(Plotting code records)
______
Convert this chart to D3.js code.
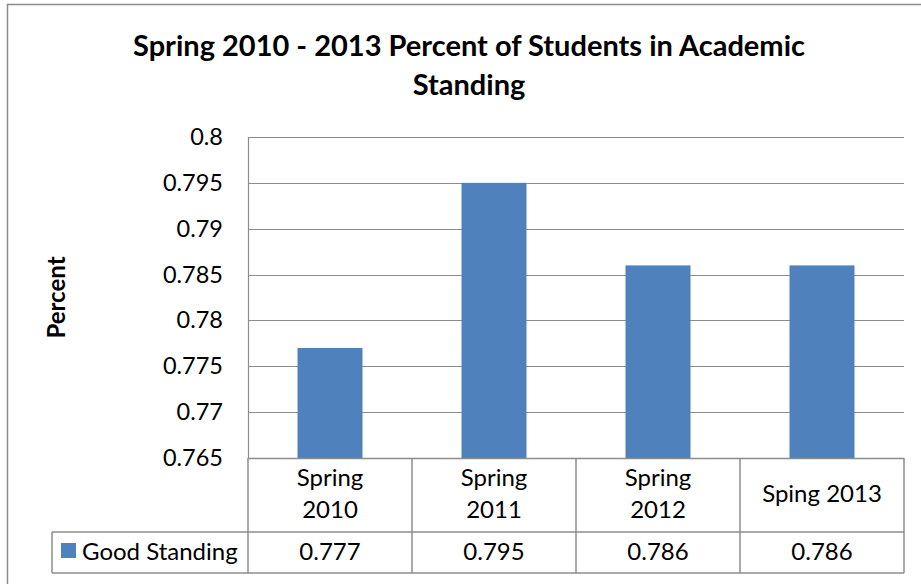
<!DOCTYPE html>
<html>
<head>
<meta charset="utf-8">
<script src="https://cdn.jsdelivr.net/npm/d3@7"></script>
<style>
  body { margin: 0; background: #fff; }
  text { font-family: Lato, "Open Sans", sans-serif; fill: #000; }
</style>
</head>
<body>
<svg id="chart" width="921" height="584"></svg>
<script>
// data
const categories = [["Spring", "2010"], ["Spring", "2011"], ["Spring", "2012"], ["Sping 2013"]]
const seriesName = "Good Standing"
const values = [0.777, 0.795, 0.786, 0.786]
const tableLabels = ["0.777", "0.795", "0.786", "0.786"]
const yTicks = [0.765, 0.77, 0.775, 0.78, 0.785, 0.79, 0.795, 0.8]
const titleLines = ["Spring 2010 - 2013 Percent of Students in Academic", "Standing"]

const svg = d3.select("#chart")
const plotLeft = 248, plotRight = 904, plotTop = 137, plotBottom = 458
const rowMid = 532, rowBottom = 573, legendLeft = 52
const gridColor = "#8c8c8c"
const barColor = "#4f81bd"

// outer frame (runs off the right and bottom edges)
svg.append("rect")
  .attr("x", 7.5).attr("y", 4.5)
  .attr("width", 930).attr("height", 600)
  .attr("fill", "none").attr("stroke", "#8c8c8c").attr("stroke-width", 1.5)

// title
svg.append("text")
  .attr("x", 469).attr("y", 56)
  .attr("text-anchor", "middle")
  .style("font-size", "29px").style("font-weight", "bold")
  .selectAll("tspan").data(titleLines).enter().append("tspan")
  .attr("x", 469).attr("dy", (d, i) => i ? 39 : 0)
  .text(d => d)

const x = d3.scaleBand().domain(d3.range(values.length)).range([plotLeft, plotRight]).paddingInner(0).paddingOuter(0)
const y = d3.scaleLinear().domain([0.765, 0.8]).range([plotBottom, plotTop])

// gridlines
svg.append("g").selectAll("line").data(yTicks).enter().append("line")
  .attr("x1", plotLeft).attr("x2", plotRight)
  .attr("y1", d => Math.round(y(d)) + 0.5).attr("y2", d => Math.round(y(d)) + 0.5)
  .attr("stroke", gridColor).attr("stroke-width", 1.2)

// y axis line
svg.append("line")
  .attr("x1", plotLeft + 0.5).attr("x2", plotLeft + 0.5).attr("y1", plotTop).attr("y2", plotBottom)
  .attr("stroke", gridColor).attr("stroke-width", 1.2)

// tick labels
svg.append("g").selectAll("text").data(yTicks).enter().append("text")
  .attr("x", 223).attr("y", d => y(d) + 8)
  .attr("text-anchor", "end")
  .style("font-size", "23.5px")
  .text(d => d3.format("")(d))

// y axis title
svg.append("text")
  .attr("transform", "translate(65," + ((plotTop + plotBottom) / 2) + ") rotate(-90)")
  .attr("text-anchor", "middle")
  .style("font-size", "24px").style("font-weight", "bold")
  .text("Percent")

// bars
const barW = 65
svg.append("g").selectAll("rect").data(values).enter().append("rect")
  .attr("x", (d, i) => x(i) + (x.bandwidth() - barW) / 2)
  .attr("width", barW)
  .attr("y", d => y(d))
  .attr("height", d => plotBottom - y(d))
  .attr("fill", barColor)

// data table
const tbl = svg.append("g").attr("stroke", gridColor).attr("stroke-width", 1.5).attr("fill", "none")
tbl.append("line").attr("x1", plotLeft).attr("x2", plotRight).attr("y1", plotBottom + 0.5).attr("y2", plotBottom + 0.5)
tbl.append("line").attr("x1", legendLeft).attr("x2", plotRight).attr("y1", rowMid).attr("y2", rowMid)
tbl.append("line").attr("x1", legendLeft).attr("x2", plotRight).attr("y1", rowBottom).attr("y2", rowBottom)
tbl.append("line").attr("x1", legendLeft).attr("x2", legendLeft).attr("y1", rowMid).attr("y2", rowBottom)
tbl.selectAll(".col").data(d3.range(values.length + 1)).enter().append("line")
  .attr("x1", i => i < values.length ? x(i) : plotRight).attr("x2", i => i < values.length ? x(i) : plotRight)
  .attr("y1", plotBottom).attr("y2", rowBottom)

// category labels
const cat = svg.append("g").selectAll("text").data(categories).enter().append("text")
  .attr("text-anchor", "middle")
  .style("font-size", "24px")
cat.each(function(d, i) {
  const cx = x(i) + x.bandwidth() / 2
  const t = d3.select(this)
  const y0 = d.length > 1 ? 486 : 502
  d.forEach((line, j) => {
    t.append("tspan").attr("x", cx).attr("y", y0 + j * 32).text(line)
  })
})

// values row
svg.append("g").selectAll("text").data(tableLabels).enter().append("text")
  .attr("x", (d, i) => x(i) + x.bandwidth() / 2).attr("y", 560)
  .attr("text-anchor", "middle")
  .style("font-size", "24px")
  .text(d => d)

// legend key
svg.append("rect").attr("x", 61).attr("y", 543).attr("width", 15).attr("height", 15).attr("fill", barColor)
svg.append("text").attr("x", 82).attr("y", 560).style("font-size", "24px").text(seriesName)
</script>
</body>
</html>
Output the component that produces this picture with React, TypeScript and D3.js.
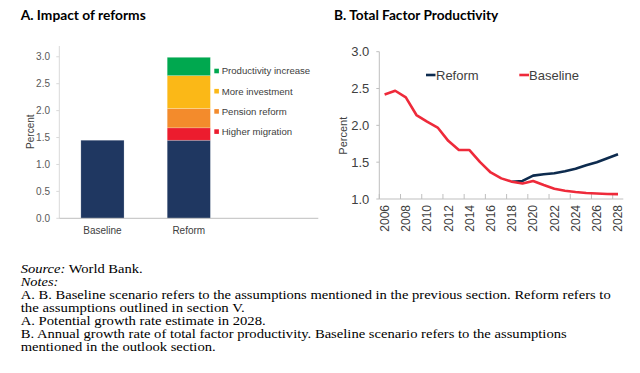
import React from 'react';
import * as d3 from 'd3';

// Panel A: potential growth in 2028
const barCategories = ['Baseline', 'Reform', ''];
const baseGrowth = [1.45, 1.45];
const contribKeys = ['Higher migration', 'Pension reform', 'More investment', 'Productivity increase'];
const migration = [0, 0.23];
const pension = [0, 0.36];
const investment = [0, 0.61];
const productivity = [0, 0.34];
const barTicks = [0, 0.5, 1, 1.5, 2, 2.5, 3];

// Panel B: TFP growth
const years = d3.range(2006, 2029);
const baselineTfp = [2.42, 2.47, 2.38, 2.14, 2.05, 1.97, 1.79, 1.665, 1.665, 1.5, 1.36, 1.28, 1.235, 1.21, 1.245, 1.19, 1.14, 1.113, 1.095, 1.081, 1.075, 1.068, 1.066];
const reformYears = d3.range(2018, 2029);
const reformTfp = [1.235, 1.245, 1.317, 1.335, 1.35, 1.377, 1.41, 1.457, 1.5, 1.552, 1.607];
const lineTicks = [1, 1.5, 2, 2.5, 3];

const noteLines = [
  'A. B. Baseline scenario refers to the assumptions mentioned in the previous section. Reform refers to',
  'the assumptions outlined in section V.',
  'A. Potential growth rate estimate in 2028.',
  'B. Annual growth rate of total factor productivity. Baseline scenario refers to the assumptions',
  'mentioned in the outlook section.',
];
// measured line widths in the reference (px)
const noteWidths = [590, 224, 245, 546, 195];

const colors = {
  base: '#1f3761',
  'Higher migration': '#ec1c2e',
  'Pension reform': '#f38b2c',
  'More investment': '#fbb817',
  'Productivity increase': '#00a84f',
};

const sans = 'Liberation Sans, Arial, sans-serif';
const serif = 'Liberation Serif, Times New Roman, serif';

function PanelA() {
  // build the table for d3.stack
  const rows = barCategories.slice(0, 2).map((c, i) => ({
    cat: c,
    base: baseGrowth[i],
    'Higher migration': migration[i],
    'Pension reform': pension[i],
    'More investment': investment[i],
    'Productivity increase': productivity[i],
  }));
  const keys = ['base', ...contribKeys];
  const series = d3.stack().keys(keys)(rows as any);

  const x = d3.scaleBand().domain(barCategories).range([59.3, 318.3]).paddingInner(0.5).paddingOuter(0.25);
  const y = d3.scaleLinear().domain([0, 3.2]).range([218.3, 46]);

  return (
    <g>
      <text x={20.7} y={19.5} fontFamily="Lato, Open Sans, sans-serif" fontWeight="bold" fontSize={13} textLength={125} lengthAdjust="spacingAndGlyphs">A. Impact of reforms</text>
      {series.map((s) => (
        <g key={s.key} fill={(colors as any)[s.key]}>
          {s.map((d: any, i) => (
            d[1] - d[0] > 0 ? (
              <rect key={i} x={x(d.data.cat)} y={y(d[1])} width={x.bandwidth()} height={y(d[0]) - y(d[1])} stroke="#ffffff" strokeOpacity={0.35} strokeWidth={0.6} />
            ) : null
          ))}
        </g>
      ))}
      <line x1={59.3} x2={59.3} y1={y(3.2)} y2={y(0)} stroke="#d9d9d9" />
      <line x1={59.3} x2={318.3} y1={y(0)} y2={y(0)} stroke="#bfbfbf" />
      {barTicks.map((t) => (
        <g key={t}>
          <line x1={56.3} x2={59.3} y1={y(t)} y2={y(t)} stroke="#d9d9d9" />
          <text x={50} y={y(t) + 3.5} textAnchor="end" fontFamily={sans} fontSize={10} fill="#595959">{d3.format('.1f')(t)}</text>
        </g>
      ))}
      {barCategories.slice(0, 2).map((c) => (
        <text key={c} x={(x(c) as number) + x.bandwidth() / 2} y={233.5} textAnchor="middle" fontFamily={sans} fontSize={10} fill="#404040">{c}</text>
      ))}
      <text transform="translate(33.5,131.7) rotate(-90)" textAnchor="middle" fontFamily={sans} fontSize={10} fill="#404040">Percent</text>
      {contribKeys.slice().reverse().map((k, i) => (
        <g key={k} transform={`translate(214.3,${71 + i * 20.2})`}>
          <rect x={0} y={-2.3} width={4.6} height={4.6} fill={(colors as any)[k]} />
          <text x={7.4} y={3.3} fontFamily={sans} fontSize={9.6} fill="#404040">{k}</text>
        </g>
      ))}
    </g>
  );
}

function PanelB() {
  const x = d3.scaleBand<number>().domain(years).range([379.3, 623.3]);
  const y = d3.scaleLinear().domain([1, 3]).range([199, 51.7]);
  const cx = (yr: number) => (x(yr) as number) + x.bandwidth() / 2;
  const line = d3.line<[number, number]>().x((d) => cx(d[0])).y((d) => y(d[1]));
  const basePts = years.map((yr, i) => [yr, baselineTfp[i]] as [number, number]);
  const refPts = reformYears.map((yr, i) => [yr, reformTfp[i]] as [number, number]);

  return (
    <g>
      <text x={334} y={19.5} fontFamily="Lato, Open Sans, sans-serif" fontWeight="bold" fontSize={13} textLength={164.3} lengthAdjust="spacingAndGlyphs">B. Total Factor Productivity</text>
      <line x1={379.3} x2={379.3} y1={y(3)} y2={y(1)} stroke="#bfbfbf" />
      <line x1={379.3} x2={623.3} y1={y(1)} y2={y(1)} stroke="#bfbfbf" />
      {lineTicks.map((t) => (
        <g key={t}>
          <line x1={376.3} x2={379.3} y1={y(t)} y2={y(t)} stroke="#bfbfbf" />
          <text x={369.3} y={y(t) + 4.6} textAnchor="end" fontFamily={sans} fontSize={13} fill="#404040">{d3.format('.1f')(t)}</text>
        </g>
      ))}
      {years.filter((yr) => yr % 2 === 0).map((yr) => (
        <g key={yr}>
          <line x1={x(yr)} x2={x(yr)} y1={y(1) - 5} y2={y(1)} stroke="#bfbfbf" />
          <text transform={`translate(${cx(yr) + 4.3},205) rotate(-90)`} textAnchor="end" fontFamily={sans} fontSize={12} fill="#404040">{yr}</text>
        </g>
      ))}
      <text transform="translate(346.5,135.7) rotate(-90)" textAnchor="middle" fontFamily={sans} fontSize={11} fill="#404040">Percent</text>
      <path d={line(refPts) as string} fill="none" stroke="#0d2b4e" strokeWidth={2.6} strokeLinejoin="round" />
      <path d={line(basePts) as string} fill="none" stroke="#ee2a3a" strokeWidth={2.6} strokeLinejoin="round" />
      <line x1={426} x2={435.5} y1={75} y2={75} stroke="#0d2b4e" strokeWidth={2.6} />
      <text x={436} y={79.5} fontFamily={sans} fontSize={13} fill="#404040">Reform</text>
      <line x1={519.3} x2={529} y1={75} y2={75} stroke="#ee2a3a" strokeWidth={2.6} />
      <text x={529} y={79.5} fontFamily={sans} fontSize={13} fill="#404040">Baseline</text>
    </g>
  );
}

function Notes() {
  const y0 = 273;
  const lh = 13;
  return (
    <g fontFamily={serif} fontSize={13.5} fill="#000000">
      <text x={20.7} y={y0} textLength={122} lengthAdjust="spacingAndGlyphs">
        <tspan fontStyle="italic">Source:</tspan> World Bank.
      </text>
      <text x={20.7} y={y0 + lh} fontStyle="italic" textLength={37.6} lengthAdjust="spacingAndGlyphs">Notes:</text>
      {noteLines.map((n, i) => (
        <text key={i} x={20.7} y={y0 + (2 + i) * lh} textLength={noteWidths[i]} lengthAdjust="spacingAndGlyphs">{n}</text>
      ))}
    </g>
  );
}

export default function App() {
  return (
    <svg width={640} height={373} style={{ position: 'absolute', left: 0, top: 0, background: '#ffffff' }}>
      <rect width={640} height={373} fill="#ffffff" />
      <PanelA />
      <PanelB />
      <Notes />
    </svg>
  );
}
______
Task -
Give the lines above again exactly, from the one containing "Output the component" to the one containing "const barTicks = [0, 0.5, 1, 1.5, 2, 2.5, 3];", both included, but leave out the pictures.

The output -
Output the component that produces this picture with React, TypeScript and D3.js.
import React from 'react';
import * as d3 from 'd3';

// Panel A: potential growth in 2028
const barCategories = ['Baseline', 'Reform', ''];
const baseGrowth = [1.45, 1.45];
const contribKeys = ['Higher migration', 'Pension reform', 'More investment', 'Productivity increase'];
const migration = [0, 0.23];
const pension = [0, 0.36];
const investment = [0, 0.61];
const productivity = [0, 0.34];
const barTicks = [0, 0.5, 1, 1.5, 2, 2.5, 3];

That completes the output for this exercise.